Por que meu filme sobre os paparazzi tem tudo a ver com a mídia brasileira. Por Daniel Florêncio

Atualizado em 2 de abril de 2017 às 18:36

POR DANIEL FLORÊNCIO, diretor de cinema nascido em Belo Horizonte e radicado em Londres.

 

Há alguns anos, no já defunto programa “Na Moral” da Globo, o ator Pedro Cardoso confrontava um paparazzo sobre os métodos e a natureza do seu trabalho.

O fotógrafo, em sua defesa, questionava a ausência de um personagem ali, o publisher responsável por comprar suas fotos e as publicar em colunas de fofocas para vender revistas ou render cliques. Ele se referia à própria Globo, segundo ele a sua maior cliente.

De fato o fotógrafo de celebridades, batizado por Fellini como “Paparazzo” em seu filme “La Dolce Vitta”, é apenas um elemento na escala de produção de notícias de fofoca. Acima deles existe toda uma engrenagem noticiosa, financeira, e acima de tudo política, que utiliza-se do interesse humano pela vida alheia como ferramenta de poder.

Afinal, o leitor que compra um tablóide ou entra em um site para saber em que pé está o affair entre os atores da novela, não o faz sem antes topar com outras notícias, colunas políticas ou econômicas devidamente processadas pelo filtro ideológico do veículo.

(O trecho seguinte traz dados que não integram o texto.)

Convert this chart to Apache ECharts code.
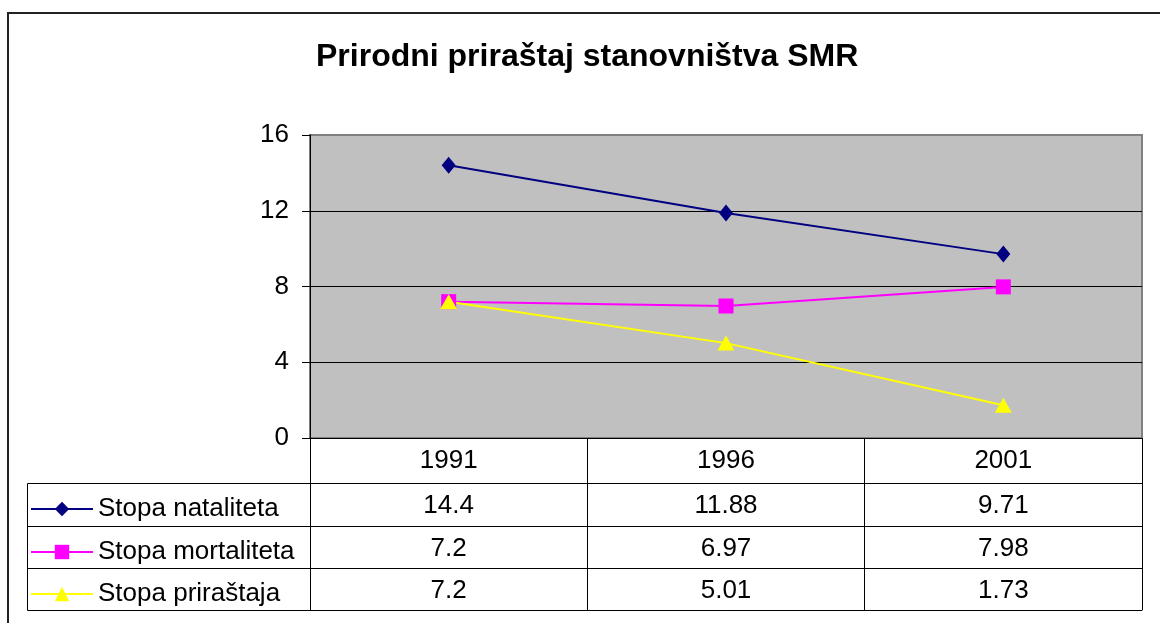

No Reino Unido, essa prática ganhou contornos mais audaciosos com o magnata de mídia Rupert Murdoch, que construiu um império midiático e de relacionamento íntimo com o poder sustentado pelos seus tablóides “The Sun” e “News of the World”.

No entanto, a dependência excessiva que esses jornais tinham de boatos, o invencionismo e o filtro ideológico evidente acabou transformando o tablóide no irmão irresponsável do jornalismo, e para evitar a contaminação dos seus veículos mais sérios, como o “The Times”, Murdoch teve o cuidado de os cercar e protegê-los dessas mesmas práticas.

O cenário no Brasil é um pouco diferente. O jornalismo de celebridades existe e é pujante, mas na ausência de tablóides relevantes com circulação nacional, não é raro se deparar com títulos considerados respeitáveis utilizando-se dessas práticas, especialmente na cobertura política.

E é dessas práticas que meu filme “Perseguindo Robert Barker” trata. É uma co-produção entre o Reino Unido, Brasil e a Islândia, teve parte de seu orçamento levantado através de crowdfunding, teve sua estréia mundial Festival Internacional de Cinema de Reykjavik, e é vencedor do National Film Awards no Reino Unido, onde concorreu com gigantes como Star Wars e James Bond.  

Ele é narrado sob a perspectiva de um fotógrafo recém ingressado no universo dos paparazzi e expõe a rede subterrânea alimentada pelos tablóides para conseguir furos sobre celebridades.

Paralelamente, aborda as práticas reveladas no escândalo das escutas telefônicas do “News of the World” no Reino Unido e no subsequente inquérito comandado por Lorde Leveson, que trouxe as claras as práticas criminosas dos tablóides, suas relações escusas com a polícia e a publicação de histórias falsas sobre personalidades e cidadãos comuns.

Enquanto o foco é o drama pessoal envolvendo o paparazzo David, um de seus objetivos é desnudar a postura e conduta dos agentes responsáveis por trazer a nós as notícias.

Esses agentes: jornalistas, editores e publishers, normalmente não são questionados sobre suas intenções ou posicionamento, e apesar da insistência em se auto declararem isentos, a realidade é que não o são.